The reverse complement function (seqfu rc) is unique in taking as input both files and sequences, and properly supports IUPAC degenerate bases.

Getting an idea: view, qual, stats, count

seqfu view is only for interactive use, and can be used to have a visual feedback on the quality values and on the presence of oligonucleotides:

View

seqfu stats can print the total number of sequences, bases, average, N50, N75, N90 and AuN, minimum and maximum length of a dataset, both in TSV format and with a nicer console oriented output:

┌────────────────────┬───────┬──────────┬───────┬─────┬─────┬─────┬────────┬─────┬─────┐
│ File               │ #Seq  │ Total bp │ Avg   │ N50 │ N75 │ N90 │ auN    │ Min │ Max │
├────────────────────┼───────┼──────────┼───────┼─────┼─────┼─────┼────────┼─────┼─────┤
│ filt.fa.gz         │ 78730 │ 24299931 │ 308.6 │ 316 │ 316 │ 220 │ 0.385  │ 180 │ 485 │
│ illumina_1.fq.gz   │ 7     │ 630      │ 90.0  │ 90  │ 90  │ 90  │ 12.857 │ 90  │ 90  │
│ illumina_2.fq.gz   │ 7     │ 630      │ 90.0  │ 90  │ 90  │ 90  │ 12.857 │ 90  │ 90  │
│ illumina_nocomm.fq │ 7     │ 630      │ 90.0  │ 90  │ 90  │ 90  │ 12.857 │ 90  │ 90  │
└────────────────────┴───────┴──────────┴───────┴─────┴─────┴─────┴────────┴─────┴─────┘

Managing datasets: interleave, deinterleave, lanes

Very common tasks when dealing with Illumina Paired-End sequences are interleaving and deinterleaving the datasets.

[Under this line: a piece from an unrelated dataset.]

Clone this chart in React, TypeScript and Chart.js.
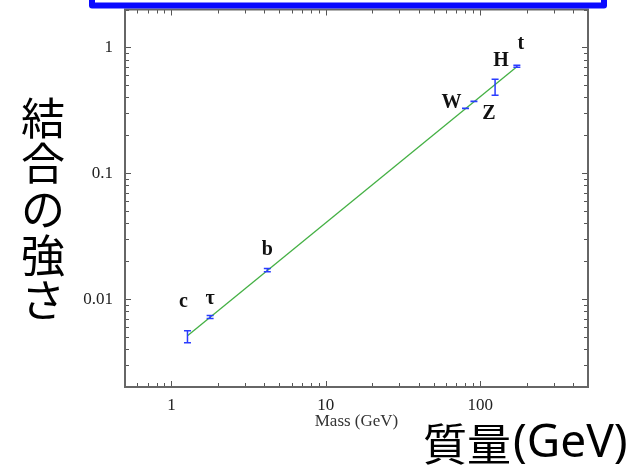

seqfu interleave and seqfu deinterleave can do that, with high speed and lower corruption risks.

Multiple lanes can be quickly merged with seqfu lanes.

Sorting, dereplicating

seqfu sort can sort sequences by length.

seqfu derep can be used to dereplicate datasets, printing the number of identical sequences. In particular, this information can be used also from the input dataset, allowing to dereplicating a set of dereplicated files keeping trace of the number of sequences.